Teaching your children to have a heart of prayer will come as they watch you in your prayer life, and hear the concerns of your heart being poured out to the Lord.

They will see and begin experiencing the power of prayer when they hear your praises to the Lord for prayers answered, and see the joy on your face as you explain to them and others what the Lord has done.

Do not be afraid to appear vulnerable in front of your children. When they see you humble yourself before the Lord, you are teaching them that it is okay for us to lean on Him when we are weak.

And then as you thank the Lord for hearing and answering your prayer, even before your answer has arrived, they will see your strength in Him, and begin to understand the power of coming to the Father in prayer.

So, I ask you today, as you go about your business and every day activities, pray that the Lord helps you to have a fervent heart of prayer. As you are washing the dishes, lift someone up in prayer.

When you pass an accident scene on the side of the highway, pray out loud for the victims and the paramedics. When you can’t get your car started, or that certain gadget wont work, pray that the Lord will help you.

And when your child asks you who you are talking to, or what are you saying, you now have the perfect opportunity to explain to them the importance of talking with the Lord in every situation.

When your children begin to see this in you every day, in time you will be blessed to see them learn to call upon the Lord throughout the day for their own burdens. And when they do, encourage them, and assure them of the power of their prayers.

5 thoughts on “Teaching Our Children to Pray”

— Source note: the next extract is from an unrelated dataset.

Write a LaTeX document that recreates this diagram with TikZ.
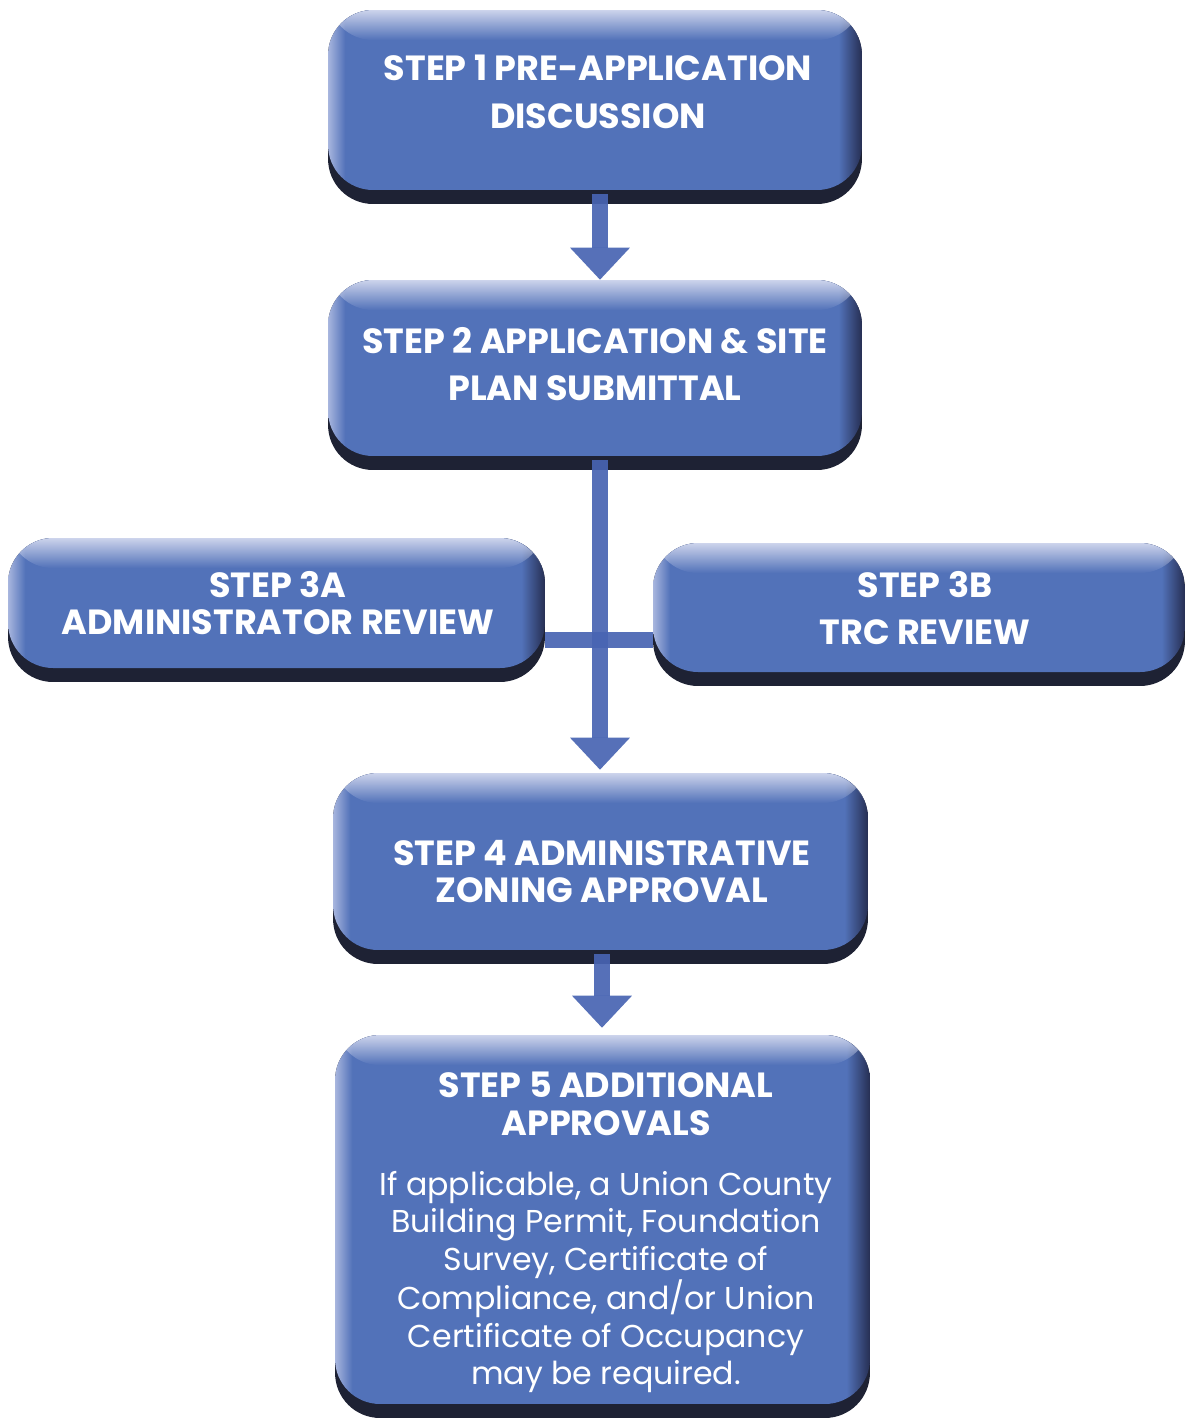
\documentclass[tikz,border=0pt]{standalone}
\usepackage{fontspec}
\setmainfont{Poppins}
\usetikzlibrary{arrows.meta,fadings}

\definecolor{boxblue}{RGB}{82,114,185}
\definecolor{boxedge}{RGB}{168,182,222}
\definecolor{boxdark}{RGB}{38,46,82}
\definecolor{boxbase}{RGB}{30,34,52}
\definecolor{boxtop}{RGB}{205,212,236}
\definecolor{flowblue}{RGB}{72,100,178}

\pgfdeclarehorizontalshading{boxface}{100bp}{color(0bp)=(boxedge); color(25bp)=(boxedge);
  color(26.6bp)=(boxblue); color(72.8bp)=(boxblue); color(75bp)=(boxdark); color(100bp)=(boxdark)}
\tikzfading[name=topglow, top color=transparent!0, bottom color=transparent!100]

\begin{document}
\begin{tikzpicture}[x=0.02cm,y=-0.02cm,
  stepbox/.style={rounded corners=0.9cm, fill=boxbase, inner sep=0pt,
    path picture={
      \shade[shading=boxface] (path picture bounding box.north west)
        rectangle ([yshift=0.28cm]path picture bounding box.south east);
      \fill[boxtop, path fading=topglow] (path picture bounding box.north west)
        rectangle ([yshift=-0.6cm]path picture bounding box.north east);
    }},
  title/.style={text=white, align=center, font=\fontsize{19.9}{27}\selectfont\bfseries},
  tight/.style={font=\fontsize{19.9}{21.5}\selectfont\bfseries},
  body/.style={text=white, align=center, font=\fontsize{18}{21.2}\selectfont},
  flow/.style={line width=0.32cm, draw=flowblue, opacity=0.92,
    -{Triangle[width=1.2cm,length=0.64cm,line width=0pt]}}]
  \useasboundingbox (0,0) rectangle (1185,1418);

  % boxes
  \node[stepbox, minimum width=10.68cm, minimum height=3.88cm] (step1) at (595,107) {};
  \node[stepbox, minimum width=10.68cm, minimum height=3.80cm] (step2) at (595,375) {};
  \node[stepbox, minimum width=10.74cm, minimum height=2.88cm] (step3a) at (276.5,610) {};
  \node[stepbox, minimum width=10.64cm, minimum height=2.86cm] (step3b) at (919,614.5) {};
  \node[stepbox, minimum width=10.70cm, minimum height=3.82cm] (step4) at (600.5,868.5) {};
  \node[stepbox, minimum width=10.70cm, minimum height=7.66cm] (step5) at (602.5,1226.5) {};

  % texts
  \node[title] (t1) at (598,92) {STEP 1 PRE-APPLICATION\\DISCUSSION};
  \node[title] (t2) at (595,364) {STEP 2 APPLICATION \& SITE\\PLAN SUBMITTAL};
  \node[title,tight] (t3a) at (278,603) {STEP 3A\\ADMINISTRATOR REVIEW};
  \node[title] (t3b) at (925,608) {STEP 3B\\TRC REVIEW};
  \node[title,tight] (t4) at (602,871.5) {STEP 4 ADMINISTRATIVE\\ZONING APPROVAL};
  \node[title,tight] (t5) at (606,1103.5) {STEP 5 ADDITIONAL\\APPROVALS};
  \node[body] (t5b) at (606,1282) {If applicable, a Union County\\Building Permit, Foundation\\Survey, Certificate of\\Compliance, and/or Union\\Certificate of Occupancy\\may be required.};

  % connectors
  \coordinate (cross) at (600,640);
  \draw[flow] ([yshift=0.2cm]step1.south -| cross) -- (step2.north -| cross);
  \draw[flow] ([yshift=0.2cm]step2.south -| cross) -- ([yshift=0.06cm]step4.north -| cross);
  \draw[line width=0.32cm, draw=flowblue, opacity=0.92] (step3a.east |- cross) -- (step3b.west |- cross);
  \draw[flow] ([yshift=0.2cm]step4.south -| 602,0) -- ([yshift=0.14cm]step5.north -| 602,0);
\end{tikzpicture}
\end{document}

  1. It’s good to teach your children to pray for their sick friends, things they want, before meals/bedtime etc. but don’t forget the “thank you” prayers throughout the day also. “Thank you, God, for doctors/firemen/friends that stood up for me/courage to do the right thing when it would have been convenient not to/etc.”

    I am reminded of the 10 lepers of the Bible who requested healing and received it, but only one turned back to Jesus to thank Him. Cultivating a thankful spirit in our children (and ourselves!) will make life more pleasant, especially when we realize how much we have been blessed.

    And Kama, you are doing the right thing with your 8-week old son. I know I felt a little foolish the first few times I put my newborn to bed with a prayer; after all she couldn’t understand or participate. The first time she ate solid food we said a table prayer.(Don’t ever be afraid to say a blessing when eating at restaurants either; it is a witness to those who may have forgotten to be thankful.) These things became a habit she continues today as a college student. A child that grows up hearing his mother pray will learn to pray too.


  2. Thank you for the encouragement. I have an 8 week old son and need to begin this now!
    On a side note, Sandra is my great friend and I didn’t even know that she read this blog! 🙂

  3. Our 3 yo’s prayers have seemed quick and repetitious lately, “Dear God, helpuseatthisfood, Amen.” But maybe mine have been quick and repetitious too! Thanks for the encouragement!